Wednesday, May 14, 2014

Post Hoc Ergo Propter Hoc

This guy, too.
You really should have taken Latin in school.

You'd have undoubtably discovered the phrase "post hoc ergo propter hoc." And you'd use those words every day in your IT career. It means, "after this, therefore because of this." It's a logical fallacy (which means it's a great way to pepper your conversation at hipster dinner parties) that concerns perceived causality between sequential events.

Why they hell are we talking about this?

Because in IT, when something breaks, the first thing we wonder aloud is, "what recently changed?" It's step 1 in the Troubleshooting 101 handbook. And for good reason: changes frequently have unintended consequences. So knowing the recent changes can help you find the source of the problem.

But here's the dark side of that logic. If you put a change into production that another engineer disapproves of, you're in for trouble. You can bet that every incident and outage afterwards will be blamed on your change (and, transitively, you). Now that thinking from above comes back to bite you: "well, the outage occurred after that change you put in, so your change caused the outage." Post hoc, ergo propter hoc.

An Example

Years ago, when it was not uncommon to have dozens of Windows Server 2003 VMs in your production environment, I worked as a systems engineer in an applications hosting shop. I noticed lots of events in the application logs that indicated problems closing registry handles when users were logging off of their RDP sessions. I'd seen this problem before, so I prepared a change request to install the User Profile Hive Cleanup Service (UPHClean) on these VMs to fix the problem. Easy. Basic.
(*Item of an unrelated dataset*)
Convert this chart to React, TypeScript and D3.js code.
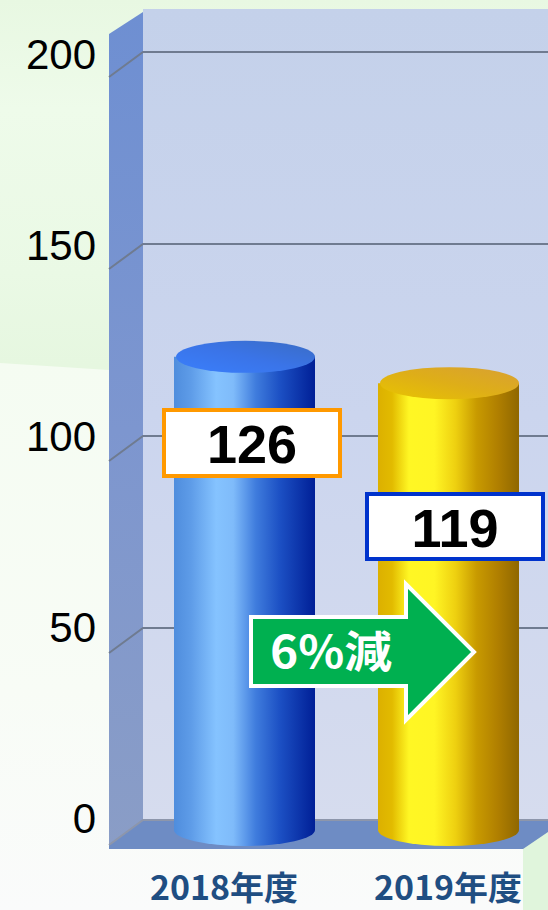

The proposed change was met with bemused hand-wringing. "Why are we doing this?" "Can't we just ignore those errors?" But the change had been tested and approved in our non-production environment, so the change manager OK'd the request. And sure enough, all of those registry errors went away.

A week later, we had an outage on a SQL server that took out an application. Immediately, the UPHClean process was blamed. "Well, the outage happened after your change, so your change caused the outage." Post hoc, ergo propter hoc.

The Point

Don't fall for this trap. It's perfectly acceptable to ask "what changed?" when troubleshooting a problem, but be careful about making the leap from "what changed" to "the change must be the problem." It can lead to thrashing and flailing, and can obfuscate the true root cause of the outage.